Source records:
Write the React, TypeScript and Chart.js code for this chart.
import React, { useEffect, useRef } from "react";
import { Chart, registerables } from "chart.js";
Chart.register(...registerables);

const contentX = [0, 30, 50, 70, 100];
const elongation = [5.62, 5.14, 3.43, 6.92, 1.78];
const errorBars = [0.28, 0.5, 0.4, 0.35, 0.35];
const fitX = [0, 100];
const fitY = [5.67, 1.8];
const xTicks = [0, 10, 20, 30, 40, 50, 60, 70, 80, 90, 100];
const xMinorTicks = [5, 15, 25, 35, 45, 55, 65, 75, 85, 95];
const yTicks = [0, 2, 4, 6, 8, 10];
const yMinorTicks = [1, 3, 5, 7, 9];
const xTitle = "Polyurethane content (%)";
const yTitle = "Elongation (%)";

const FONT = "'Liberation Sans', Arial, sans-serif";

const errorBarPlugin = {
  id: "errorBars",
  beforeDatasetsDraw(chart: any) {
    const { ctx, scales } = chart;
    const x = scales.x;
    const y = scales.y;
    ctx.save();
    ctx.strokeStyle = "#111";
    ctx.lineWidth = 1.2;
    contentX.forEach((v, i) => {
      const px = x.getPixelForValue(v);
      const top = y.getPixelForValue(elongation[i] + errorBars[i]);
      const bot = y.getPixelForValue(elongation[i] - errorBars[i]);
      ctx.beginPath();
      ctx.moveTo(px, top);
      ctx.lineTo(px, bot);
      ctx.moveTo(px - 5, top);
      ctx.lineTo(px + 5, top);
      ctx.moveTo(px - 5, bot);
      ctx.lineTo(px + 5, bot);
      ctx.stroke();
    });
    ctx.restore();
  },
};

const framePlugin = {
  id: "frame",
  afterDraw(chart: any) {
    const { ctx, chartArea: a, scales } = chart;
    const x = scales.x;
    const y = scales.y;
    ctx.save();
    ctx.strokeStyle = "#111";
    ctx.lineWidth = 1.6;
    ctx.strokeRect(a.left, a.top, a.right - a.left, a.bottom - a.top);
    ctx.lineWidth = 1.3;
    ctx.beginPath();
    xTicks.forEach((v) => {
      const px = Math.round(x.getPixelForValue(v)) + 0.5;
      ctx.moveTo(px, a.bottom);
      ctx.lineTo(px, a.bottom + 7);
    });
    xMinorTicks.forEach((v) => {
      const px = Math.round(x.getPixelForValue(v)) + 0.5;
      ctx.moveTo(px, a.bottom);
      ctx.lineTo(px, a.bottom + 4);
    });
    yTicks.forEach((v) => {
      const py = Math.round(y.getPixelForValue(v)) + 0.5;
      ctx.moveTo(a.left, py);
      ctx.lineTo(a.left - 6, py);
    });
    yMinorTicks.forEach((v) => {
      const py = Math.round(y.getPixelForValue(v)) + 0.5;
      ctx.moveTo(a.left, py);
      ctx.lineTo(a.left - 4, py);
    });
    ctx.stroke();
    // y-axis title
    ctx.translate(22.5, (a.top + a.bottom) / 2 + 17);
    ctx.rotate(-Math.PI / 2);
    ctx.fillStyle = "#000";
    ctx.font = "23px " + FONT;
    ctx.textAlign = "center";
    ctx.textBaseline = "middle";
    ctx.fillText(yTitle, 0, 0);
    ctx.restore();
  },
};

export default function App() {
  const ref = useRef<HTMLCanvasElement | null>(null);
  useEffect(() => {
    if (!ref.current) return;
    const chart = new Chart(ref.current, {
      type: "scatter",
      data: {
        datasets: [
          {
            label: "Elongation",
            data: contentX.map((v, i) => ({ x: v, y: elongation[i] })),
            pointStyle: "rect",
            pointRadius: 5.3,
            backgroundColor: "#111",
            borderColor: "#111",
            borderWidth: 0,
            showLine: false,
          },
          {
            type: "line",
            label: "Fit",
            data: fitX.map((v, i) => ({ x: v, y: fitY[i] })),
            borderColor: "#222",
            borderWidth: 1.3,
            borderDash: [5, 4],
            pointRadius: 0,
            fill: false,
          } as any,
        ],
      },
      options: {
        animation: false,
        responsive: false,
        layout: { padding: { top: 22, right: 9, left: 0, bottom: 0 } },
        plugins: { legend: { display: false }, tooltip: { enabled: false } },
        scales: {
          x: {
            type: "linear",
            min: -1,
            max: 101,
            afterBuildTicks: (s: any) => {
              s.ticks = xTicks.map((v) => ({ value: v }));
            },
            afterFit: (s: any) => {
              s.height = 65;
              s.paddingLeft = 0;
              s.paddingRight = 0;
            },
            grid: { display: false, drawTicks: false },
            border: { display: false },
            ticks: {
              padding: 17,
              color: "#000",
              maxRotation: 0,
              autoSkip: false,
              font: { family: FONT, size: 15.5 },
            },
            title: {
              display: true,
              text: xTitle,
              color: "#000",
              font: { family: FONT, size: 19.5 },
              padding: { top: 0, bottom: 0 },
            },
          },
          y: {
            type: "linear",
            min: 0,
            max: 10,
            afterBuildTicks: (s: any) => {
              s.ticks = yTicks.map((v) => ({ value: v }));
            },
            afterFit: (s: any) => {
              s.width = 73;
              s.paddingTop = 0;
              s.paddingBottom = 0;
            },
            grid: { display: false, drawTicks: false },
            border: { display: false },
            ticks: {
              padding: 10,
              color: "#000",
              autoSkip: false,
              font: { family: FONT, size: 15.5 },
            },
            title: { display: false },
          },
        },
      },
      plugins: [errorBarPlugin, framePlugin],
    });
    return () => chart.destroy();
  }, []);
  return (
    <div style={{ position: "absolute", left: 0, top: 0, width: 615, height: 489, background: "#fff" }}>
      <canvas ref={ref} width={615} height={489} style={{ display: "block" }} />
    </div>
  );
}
---
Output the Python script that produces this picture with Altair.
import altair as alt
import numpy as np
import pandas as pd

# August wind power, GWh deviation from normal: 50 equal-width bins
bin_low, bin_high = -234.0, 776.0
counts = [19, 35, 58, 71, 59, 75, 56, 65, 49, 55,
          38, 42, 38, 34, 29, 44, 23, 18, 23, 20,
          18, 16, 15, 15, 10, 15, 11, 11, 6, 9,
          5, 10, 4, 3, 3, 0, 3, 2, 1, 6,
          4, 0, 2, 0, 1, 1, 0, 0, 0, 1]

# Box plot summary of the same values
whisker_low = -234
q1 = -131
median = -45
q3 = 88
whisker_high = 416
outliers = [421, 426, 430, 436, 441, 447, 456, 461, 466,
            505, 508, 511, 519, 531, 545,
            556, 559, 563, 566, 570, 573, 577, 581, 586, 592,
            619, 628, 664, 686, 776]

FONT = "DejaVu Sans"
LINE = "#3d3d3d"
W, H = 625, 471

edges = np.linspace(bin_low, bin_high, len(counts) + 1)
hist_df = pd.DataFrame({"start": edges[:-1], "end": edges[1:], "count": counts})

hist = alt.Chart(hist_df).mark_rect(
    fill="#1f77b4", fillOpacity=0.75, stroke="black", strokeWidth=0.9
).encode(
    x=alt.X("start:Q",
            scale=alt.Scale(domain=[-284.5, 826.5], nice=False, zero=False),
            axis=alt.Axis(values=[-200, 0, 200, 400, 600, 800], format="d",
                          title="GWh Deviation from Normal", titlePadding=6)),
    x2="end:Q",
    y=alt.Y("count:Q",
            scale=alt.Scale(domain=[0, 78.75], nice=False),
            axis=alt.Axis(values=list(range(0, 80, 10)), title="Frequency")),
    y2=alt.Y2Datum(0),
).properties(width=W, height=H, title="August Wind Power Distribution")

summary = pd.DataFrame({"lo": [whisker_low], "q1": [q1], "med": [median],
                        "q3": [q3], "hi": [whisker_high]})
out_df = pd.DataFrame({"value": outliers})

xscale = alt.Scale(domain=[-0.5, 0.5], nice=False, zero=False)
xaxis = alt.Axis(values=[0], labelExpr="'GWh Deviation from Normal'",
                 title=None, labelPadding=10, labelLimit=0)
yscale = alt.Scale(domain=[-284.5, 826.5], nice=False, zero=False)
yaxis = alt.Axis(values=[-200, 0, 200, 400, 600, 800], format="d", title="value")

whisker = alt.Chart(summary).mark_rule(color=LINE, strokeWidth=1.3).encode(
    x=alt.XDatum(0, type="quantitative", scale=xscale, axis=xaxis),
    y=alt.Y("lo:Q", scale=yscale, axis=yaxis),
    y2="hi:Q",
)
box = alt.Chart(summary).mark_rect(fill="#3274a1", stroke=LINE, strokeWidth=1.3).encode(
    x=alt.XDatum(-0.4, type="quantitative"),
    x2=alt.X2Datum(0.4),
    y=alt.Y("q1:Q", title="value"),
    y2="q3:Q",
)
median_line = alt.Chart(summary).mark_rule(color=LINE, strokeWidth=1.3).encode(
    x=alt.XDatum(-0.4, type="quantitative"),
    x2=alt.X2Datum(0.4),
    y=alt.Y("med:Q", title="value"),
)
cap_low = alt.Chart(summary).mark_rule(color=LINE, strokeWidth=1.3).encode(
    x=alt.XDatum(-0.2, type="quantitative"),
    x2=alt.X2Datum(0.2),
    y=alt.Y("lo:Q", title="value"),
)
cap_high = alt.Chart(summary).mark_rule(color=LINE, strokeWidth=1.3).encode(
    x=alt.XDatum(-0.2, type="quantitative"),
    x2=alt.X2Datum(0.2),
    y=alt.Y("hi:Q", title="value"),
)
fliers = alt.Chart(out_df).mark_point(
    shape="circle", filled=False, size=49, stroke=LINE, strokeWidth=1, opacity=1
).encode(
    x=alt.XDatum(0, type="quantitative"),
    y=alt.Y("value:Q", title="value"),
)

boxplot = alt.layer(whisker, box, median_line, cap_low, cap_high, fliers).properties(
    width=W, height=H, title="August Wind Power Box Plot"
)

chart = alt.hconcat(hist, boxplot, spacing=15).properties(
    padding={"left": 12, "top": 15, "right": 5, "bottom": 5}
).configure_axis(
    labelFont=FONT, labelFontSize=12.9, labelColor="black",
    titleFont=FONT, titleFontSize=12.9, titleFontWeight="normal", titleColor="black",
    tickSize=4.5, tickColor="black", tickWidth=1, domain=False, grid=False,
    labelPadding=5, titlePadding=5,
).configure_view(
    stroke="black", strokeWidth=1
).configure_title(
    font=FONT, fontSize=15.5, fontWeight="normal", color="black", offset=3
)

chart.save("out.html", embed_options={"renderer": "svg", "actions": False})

◆ **Task to complete**
Return, unchanged, the run of lines above that opens with the line containing "Write the React, TypeScript" and closes with the line containing "Chart.register(...registerables);". Include both.

◆ **Solved exercise**
Write the React, TypeScript and Chart.js code for this chart.
import React, { useEffect, useRef } from "react";
import { Chart, registerables } from "chart.js";
Chart.register(...registerables);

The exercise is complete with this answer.